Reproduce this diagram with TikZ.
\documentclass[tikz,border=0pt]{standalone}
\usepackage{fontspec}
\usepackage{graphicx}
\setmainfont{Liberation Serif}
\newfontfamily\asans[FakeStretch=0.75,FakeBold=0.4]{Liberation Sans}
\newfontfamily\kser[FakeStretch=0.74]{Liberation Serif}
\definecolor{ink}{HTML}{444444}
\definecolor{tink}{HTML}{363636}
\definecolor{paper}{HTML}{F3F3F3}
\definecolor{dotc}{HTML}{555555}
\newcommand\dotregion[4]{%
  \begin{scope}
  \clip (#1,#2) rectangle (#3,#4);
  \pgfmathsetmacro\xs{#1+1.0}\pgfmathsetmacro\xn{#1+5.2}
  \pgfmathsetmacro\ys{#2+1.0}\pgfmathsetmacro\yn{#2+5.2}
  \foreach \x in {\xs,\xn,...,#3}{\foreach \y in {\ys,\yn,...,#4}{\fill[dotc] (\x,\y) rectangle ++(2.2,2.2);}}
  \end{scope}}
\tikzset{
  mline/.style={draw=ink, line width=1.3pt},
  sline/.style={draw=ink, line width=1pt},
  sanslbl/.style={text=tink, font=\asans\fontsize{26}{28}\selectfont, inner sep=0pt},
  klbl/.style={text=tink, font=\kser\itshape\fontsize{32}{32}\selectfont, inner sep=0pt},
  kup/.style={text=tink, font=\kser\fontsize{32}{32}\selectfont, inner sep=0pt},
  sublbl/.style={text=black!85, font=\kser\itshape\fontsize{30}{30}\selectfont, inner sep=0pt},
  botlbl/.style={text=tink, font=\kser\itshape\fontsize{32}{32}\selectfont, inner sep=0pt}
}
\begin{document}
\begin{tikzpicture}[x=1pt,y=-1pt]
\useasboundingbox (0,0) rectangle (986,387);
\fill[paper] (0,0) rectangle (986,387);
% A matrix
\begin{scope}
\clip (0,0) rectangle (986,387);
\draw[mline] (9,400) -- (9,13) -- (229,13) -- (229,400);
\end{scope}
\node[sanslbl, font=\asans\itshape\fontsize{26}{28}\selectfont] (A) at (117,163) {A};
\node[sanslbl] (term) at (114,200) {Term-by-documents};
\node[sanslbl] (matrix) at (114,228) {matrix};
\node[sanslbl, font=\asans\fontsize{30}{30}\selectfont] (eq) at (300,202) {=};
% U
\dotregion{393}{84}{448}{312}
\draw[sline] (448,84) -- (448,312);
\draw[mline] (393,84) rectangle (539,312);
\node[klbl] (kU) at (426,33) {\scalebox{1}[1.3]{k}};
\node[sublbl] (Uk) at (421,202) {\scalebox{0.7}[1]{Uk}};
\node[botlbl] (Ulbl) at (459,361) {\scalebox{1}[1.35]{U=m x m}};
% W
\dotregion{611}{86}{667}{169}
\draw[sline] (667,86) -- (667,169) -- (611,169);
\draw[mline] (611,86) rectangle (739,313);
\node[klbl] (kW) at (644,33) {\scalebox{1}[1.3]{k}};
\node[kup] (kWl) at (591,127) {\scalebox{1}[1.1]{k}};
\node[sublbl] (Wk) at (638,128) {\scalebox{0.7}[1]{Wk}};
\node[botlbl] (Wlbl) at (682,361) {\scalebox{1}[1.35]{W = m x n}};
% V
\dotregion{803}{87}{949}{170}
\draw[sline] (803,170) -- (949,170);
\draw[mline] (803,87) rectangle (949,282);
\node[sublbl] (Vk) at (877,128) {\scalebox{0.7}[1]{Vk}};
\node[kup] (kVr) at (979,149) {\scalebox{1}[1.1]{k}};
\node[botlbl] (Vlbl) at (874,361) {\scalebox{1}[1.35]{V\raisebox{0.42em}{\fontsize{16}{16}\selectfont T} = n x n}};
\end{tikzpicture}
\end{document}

--------------------------------

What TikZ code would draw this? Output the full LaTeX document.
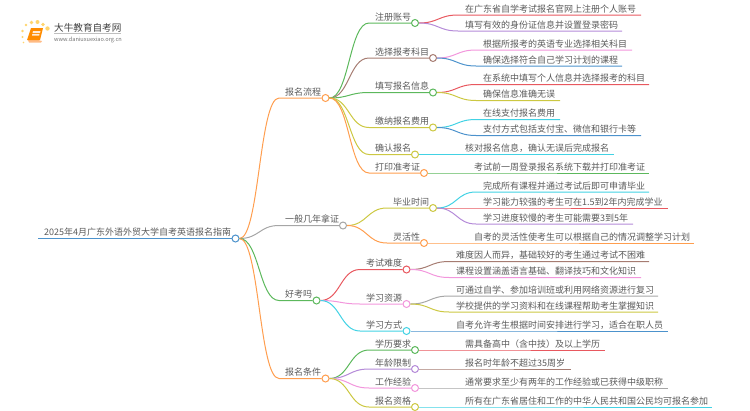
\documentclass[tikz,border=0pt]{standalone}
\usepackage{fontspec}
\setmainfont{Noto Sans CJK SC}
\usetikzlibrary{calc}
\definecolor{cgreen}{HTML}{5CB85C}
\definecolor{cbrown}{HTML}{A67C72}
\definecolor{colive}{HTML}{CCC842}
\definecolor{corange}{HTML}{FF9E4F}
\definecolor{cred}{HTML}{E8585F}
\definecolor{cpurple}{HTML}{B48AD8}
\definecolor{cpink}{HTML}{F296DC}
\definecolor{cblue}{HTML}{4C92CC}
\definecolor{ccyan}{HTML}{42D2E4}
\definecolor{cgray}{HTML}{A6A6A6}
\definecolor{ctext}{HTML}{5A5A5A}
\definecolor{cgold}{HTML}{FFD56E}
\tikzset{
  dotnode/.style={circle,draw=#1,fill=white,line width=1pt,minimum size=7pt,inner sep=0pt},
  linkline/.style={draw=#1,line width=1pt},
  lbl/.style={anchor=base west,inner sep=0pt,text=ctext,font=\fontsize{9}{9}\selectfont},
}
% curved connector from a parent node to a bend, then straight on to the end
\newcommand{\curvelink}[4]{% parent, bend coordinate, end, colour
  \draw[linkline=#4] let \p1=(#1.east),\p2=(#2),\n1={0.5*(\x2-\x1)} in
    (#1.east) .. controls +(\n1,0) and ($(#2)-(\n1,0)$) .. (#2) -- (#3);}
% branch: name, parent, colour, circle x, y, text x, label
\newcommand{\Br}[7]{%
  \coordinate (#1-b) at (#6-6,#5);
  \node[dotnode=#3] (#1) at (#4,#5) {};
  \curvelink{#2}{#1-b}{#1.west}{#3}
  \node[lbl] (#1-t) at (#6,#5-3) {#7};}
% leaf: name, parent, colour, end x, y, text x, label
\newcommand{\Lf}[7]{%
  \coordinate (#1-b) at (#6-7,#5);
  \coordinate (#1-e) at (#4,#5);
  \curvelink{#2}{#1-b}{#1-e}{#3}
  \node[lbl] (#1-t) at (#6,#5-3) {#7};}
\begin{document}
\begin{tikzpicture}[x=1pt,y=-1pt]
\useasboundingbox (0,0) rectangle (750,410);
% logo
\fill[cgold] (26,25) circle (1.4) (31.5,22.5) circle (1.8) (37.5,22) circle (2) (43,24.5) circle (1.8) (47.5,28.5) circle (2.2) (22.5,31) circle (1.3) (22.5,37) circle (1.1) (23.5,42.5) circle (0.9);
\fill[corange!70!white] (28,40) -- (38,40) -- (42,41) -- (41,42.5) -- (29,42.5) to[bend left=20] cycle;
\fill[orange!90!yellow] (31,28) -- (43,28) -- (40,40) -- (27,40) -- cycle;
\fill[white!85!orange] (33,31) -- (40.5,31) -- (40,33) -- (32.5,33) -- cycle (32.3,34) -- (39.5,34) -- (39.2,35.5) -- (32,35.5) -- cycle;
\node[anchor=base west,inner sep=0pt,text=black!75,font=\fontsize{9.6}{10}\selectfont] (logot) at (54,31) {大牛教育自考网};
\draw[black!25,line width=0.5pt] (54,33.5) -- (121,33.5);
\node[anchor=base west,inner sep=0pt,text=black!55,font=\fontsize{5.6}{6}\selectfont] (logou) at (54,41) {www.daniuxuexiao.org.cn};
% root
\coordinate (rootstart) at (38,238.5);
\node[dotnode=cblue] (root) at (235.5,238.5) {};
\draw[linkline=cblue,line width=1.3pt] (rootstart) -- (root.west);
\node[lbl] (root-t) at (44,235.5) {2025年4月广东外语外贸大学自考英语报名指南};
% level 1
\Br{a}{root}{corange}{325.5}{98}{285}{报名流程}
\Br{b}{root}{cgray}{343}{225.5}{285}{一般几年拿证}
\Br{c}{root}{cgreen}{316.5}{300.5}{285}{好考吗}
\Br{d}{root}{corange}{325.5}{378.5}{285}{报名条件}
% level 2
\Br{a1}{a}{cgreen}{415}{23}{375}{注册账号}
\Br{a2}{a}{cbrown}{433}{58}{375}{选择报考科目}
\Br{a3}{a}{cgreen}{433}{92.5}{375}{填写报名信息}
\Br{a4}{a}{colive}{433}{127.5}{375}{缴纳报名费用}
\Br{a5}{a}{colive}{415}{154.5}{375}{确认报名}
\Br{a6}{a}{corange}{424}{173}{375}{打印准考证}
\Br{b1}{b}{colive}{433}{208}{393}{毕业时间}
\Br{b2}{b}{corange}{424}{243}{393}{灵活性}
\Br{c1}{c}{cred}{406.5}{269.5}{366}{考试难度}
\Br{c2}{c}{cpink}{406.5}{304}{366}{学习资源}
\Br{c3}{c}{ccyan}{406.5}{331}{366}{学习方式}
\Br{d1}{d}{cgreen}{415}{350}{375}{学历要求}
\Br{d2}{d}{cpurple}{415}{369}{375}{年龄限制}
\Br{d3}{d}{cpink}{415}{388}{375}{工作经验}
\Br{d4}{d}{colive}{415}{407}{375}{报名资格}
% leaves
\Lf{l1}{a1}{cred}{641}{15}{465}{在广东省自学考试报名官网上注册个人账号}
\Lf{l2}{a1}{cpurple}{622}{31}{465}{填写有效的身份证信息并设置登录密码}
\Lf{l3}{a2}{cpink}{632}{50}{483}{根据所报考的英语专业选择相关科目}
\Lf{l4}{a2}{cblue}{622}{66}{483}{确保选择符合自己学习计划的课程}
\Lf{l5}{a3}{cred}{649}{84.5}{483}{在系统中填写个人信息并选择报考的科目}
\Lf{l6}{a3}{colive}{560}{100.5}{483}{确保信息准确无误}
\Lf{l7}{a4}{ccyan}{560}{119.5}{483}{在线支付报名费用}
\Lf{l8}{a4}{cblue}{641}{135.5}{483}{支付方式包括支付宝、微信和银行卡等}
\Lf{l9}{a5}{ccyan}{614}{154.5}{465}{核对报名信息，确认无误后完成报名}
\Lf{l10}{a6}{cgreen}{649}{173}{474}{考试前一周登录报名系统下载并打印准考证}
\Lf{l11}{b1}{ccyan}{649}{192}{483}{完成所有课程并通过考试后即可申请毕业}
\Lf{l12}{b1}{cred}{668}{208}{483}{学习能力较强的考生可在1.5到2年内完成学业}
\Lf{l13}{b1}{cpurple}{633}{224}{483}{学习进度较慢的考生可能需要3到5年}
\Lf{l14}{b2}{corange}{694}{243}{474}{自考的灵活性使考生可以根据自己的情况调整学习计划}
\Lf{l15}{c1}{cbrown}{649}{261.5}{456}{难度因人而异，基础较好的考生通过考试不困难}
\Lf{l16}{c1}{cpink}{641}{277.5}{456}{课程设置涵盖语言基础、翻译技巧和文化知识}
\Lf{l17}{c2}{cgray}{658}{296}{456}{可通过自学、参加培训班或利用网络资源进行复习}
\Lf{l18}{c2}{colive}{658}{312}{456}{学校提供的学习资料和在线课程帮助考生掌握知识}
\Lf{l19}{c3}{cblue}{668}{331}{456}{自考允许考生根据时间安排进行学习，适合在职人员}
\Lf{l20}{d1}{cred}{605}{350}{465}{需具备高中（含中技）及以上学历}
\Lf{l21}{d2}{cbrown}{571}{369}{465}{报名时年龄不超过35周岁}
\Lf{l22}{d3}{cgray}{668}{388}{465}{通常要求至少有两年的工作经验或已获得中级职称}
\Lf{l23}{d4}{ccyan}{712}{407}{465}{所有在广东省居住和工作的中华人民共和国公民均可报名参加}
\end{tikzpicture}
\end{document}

--------------------------------

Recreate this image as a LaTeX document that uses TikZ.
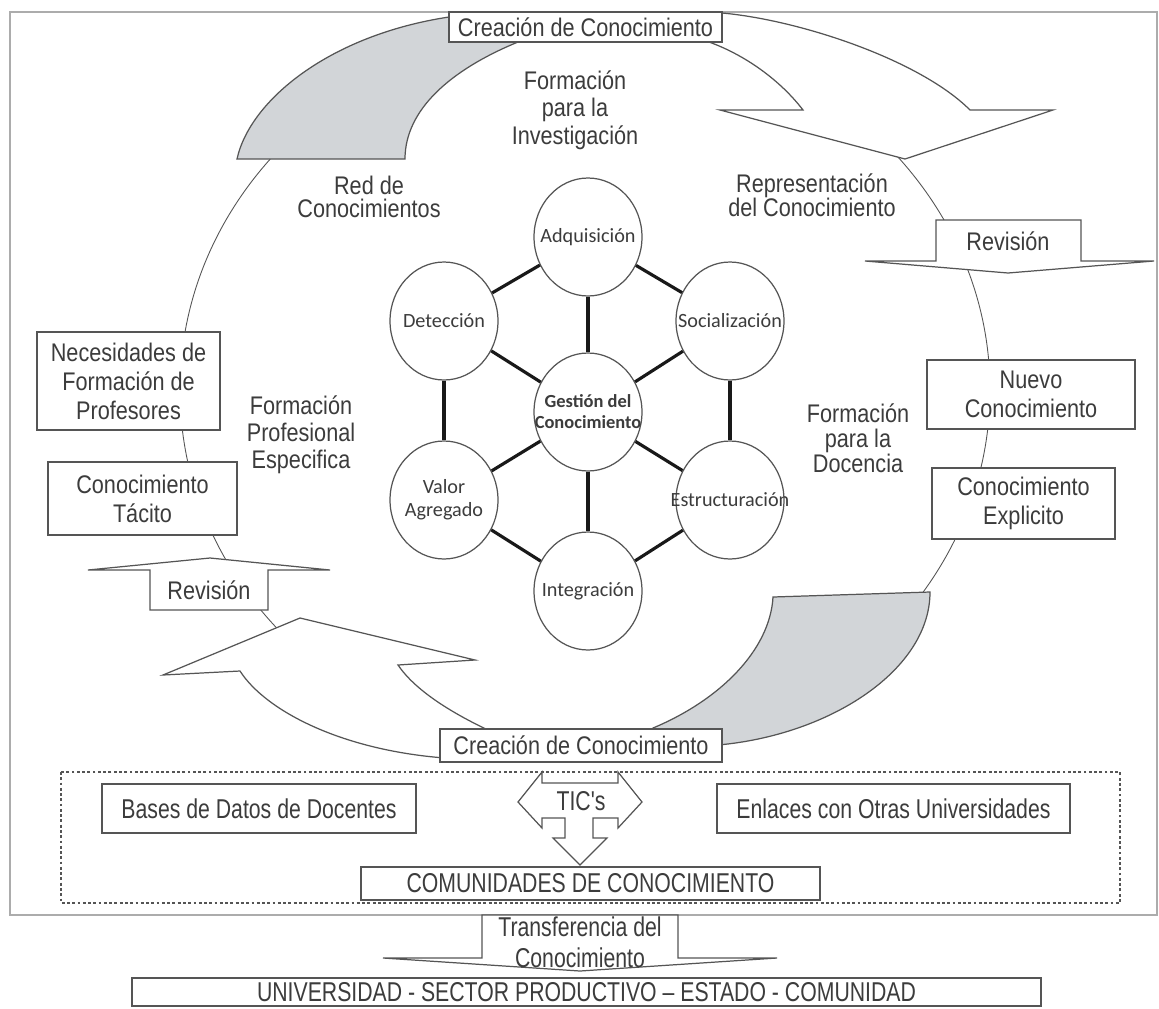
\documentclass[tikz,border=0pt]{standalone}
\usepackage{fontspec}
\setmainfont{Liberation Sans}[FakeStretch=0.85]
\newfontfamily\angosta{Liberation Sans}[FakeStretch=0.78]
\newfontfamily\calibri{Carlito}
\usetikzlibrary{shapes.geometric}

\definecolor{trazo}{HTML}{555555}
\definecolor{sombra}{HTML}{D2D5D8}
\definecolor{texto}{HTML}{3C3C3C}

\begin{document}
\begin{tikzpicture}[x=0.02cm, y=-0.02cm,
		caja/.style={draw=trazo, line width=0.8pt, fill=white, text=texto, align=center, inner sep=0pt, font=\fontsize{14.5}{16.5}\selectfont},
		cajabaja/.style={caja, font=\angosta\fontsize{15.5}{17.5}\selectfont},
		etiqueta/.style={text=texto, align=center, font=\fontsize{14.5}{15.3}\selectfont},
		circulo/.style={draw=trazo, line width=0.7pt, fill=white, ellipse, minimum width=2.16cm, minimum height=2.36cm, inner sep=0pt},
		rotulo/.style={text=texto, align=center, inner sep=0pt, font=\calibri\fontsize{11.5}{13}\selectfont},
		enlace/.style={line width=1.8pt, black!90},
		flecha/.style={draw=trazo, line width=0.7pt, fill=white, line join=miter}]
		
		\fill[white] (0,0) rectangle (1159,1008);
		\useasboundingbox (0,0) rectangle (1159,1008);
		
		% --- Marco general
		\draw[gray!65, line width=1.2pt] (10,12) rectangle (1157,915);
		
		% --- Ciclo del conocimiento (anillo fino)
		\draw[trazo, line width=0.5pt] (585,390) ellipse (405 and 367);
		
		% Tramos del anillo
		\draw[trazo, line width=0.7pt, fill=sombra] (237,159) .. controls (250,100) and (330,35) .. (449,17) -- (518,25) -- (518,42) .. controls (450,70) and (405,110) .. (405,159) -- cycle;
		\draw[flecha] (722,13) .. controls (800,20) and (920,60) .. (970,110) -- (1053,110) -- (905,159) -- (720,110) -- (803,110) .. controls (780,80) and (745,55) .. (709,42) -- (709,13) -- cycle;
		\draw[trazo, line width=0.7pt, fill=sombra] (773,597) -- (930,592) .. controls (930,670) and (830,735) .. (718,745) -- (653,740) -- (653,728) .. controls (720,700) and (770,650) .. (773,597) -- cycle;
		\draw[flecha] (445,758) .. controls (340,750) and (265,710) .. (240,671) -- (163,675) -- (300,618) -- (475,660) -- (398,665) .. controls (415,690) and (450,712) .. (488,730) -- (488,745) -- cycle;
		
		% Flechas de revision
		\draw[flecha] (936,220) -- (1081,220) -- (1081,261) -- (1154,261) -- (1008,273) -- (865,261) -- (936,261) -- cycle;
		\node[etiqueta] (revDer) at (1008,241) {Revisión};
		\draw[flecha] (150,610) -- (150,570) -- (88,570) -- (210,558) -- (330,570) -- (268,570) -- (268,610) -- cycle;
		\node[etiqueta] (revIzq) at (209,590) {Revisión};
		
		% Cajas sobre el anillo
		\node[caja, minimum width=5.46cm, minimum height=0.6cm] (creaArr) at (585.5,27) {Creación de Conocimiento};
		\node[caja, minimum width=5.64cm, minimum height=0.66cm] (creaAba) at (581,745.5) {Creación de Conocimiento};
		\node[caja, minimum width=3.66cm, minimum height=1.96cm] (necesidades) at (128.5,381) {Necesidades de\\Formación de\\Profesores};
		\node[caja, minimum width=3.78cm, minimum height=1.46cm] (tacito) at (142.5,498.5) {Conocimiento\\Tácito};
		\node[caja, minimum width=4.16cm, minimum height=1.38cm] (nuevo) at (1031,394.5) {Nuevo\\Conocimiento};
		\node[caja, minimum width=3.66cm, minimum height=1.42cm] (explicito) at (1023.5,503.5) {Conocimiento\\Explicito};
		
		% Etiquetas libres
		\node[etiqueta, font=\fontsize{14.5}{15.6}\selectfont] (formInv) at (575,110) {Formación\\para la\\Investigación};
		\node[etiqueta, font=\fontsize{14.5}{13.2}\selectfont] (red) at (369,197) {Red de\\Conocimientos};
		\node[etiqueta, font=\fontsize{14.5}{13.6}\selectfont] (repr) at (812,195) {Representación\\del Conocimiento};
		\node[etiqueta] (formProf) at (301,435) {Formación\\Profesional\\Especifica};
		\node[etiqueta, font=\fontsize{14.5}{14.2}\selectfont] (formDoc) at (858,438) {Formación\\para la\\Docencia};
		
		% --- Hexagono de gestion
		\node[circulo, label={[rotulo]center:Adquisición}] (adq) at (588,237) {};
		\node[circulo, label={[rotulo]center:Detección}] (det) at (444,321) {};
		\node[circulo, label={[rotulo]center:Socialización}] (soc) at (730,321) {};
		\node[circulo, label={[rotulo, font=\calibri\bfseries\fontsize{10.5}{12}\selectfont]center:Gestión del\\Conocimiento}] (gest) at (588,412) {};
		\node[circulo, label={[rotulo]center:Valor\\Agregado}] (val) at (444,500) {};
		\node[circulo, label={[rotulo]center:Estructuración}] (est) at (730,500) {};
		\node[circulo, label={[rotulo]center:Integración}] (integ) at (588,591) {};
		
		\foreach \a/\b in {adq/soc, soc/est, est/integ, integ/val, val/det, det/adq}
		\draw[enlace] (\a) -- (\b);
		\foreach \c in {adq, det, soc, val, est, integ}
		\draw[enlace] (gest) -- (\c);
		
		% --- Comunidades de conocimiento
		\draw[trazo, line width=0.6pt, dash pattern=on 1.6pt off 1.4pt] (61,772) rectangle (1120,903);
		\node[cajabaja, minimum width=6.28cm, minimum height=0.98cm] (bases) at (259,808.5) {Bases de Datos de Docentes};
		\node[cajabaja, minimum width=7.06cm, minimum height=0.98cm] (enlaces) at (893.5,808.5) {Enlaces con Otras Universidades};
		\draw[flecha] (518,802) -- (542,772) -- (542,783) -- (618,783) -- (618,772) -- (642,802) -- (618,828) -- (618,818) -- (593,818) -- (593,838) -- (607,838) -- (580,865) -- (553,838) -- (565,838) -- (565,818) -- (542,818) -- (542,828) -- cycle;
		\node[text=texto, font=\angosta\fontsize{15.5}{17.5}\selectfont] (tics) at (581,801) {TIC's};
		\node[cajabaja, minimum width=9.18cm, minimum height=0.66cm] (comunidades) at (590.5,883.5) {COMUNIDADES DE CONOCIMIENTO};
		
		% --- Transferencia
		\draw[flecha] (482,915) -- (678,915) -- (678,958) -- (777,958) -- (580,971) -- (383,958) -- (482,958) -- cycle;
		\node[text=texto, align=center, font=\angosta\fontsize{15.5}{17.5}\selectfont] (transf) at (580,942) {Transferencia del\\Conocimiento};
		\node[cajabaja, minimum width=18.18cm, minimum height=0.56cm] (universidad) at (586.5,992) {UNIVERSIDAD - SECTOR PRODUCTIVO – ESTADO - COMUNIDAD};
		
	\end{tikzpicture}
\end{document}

--------------------------------

*Task description*.
Search the listing for the word "this". Copy every line in which it occurs.

*Solved exercise*.
Reproduce this diagram with TikZ.
What TikZ code would draw this? Output the full LaTeX document.
Recreate this image as a LaTeX document that uses TikZ.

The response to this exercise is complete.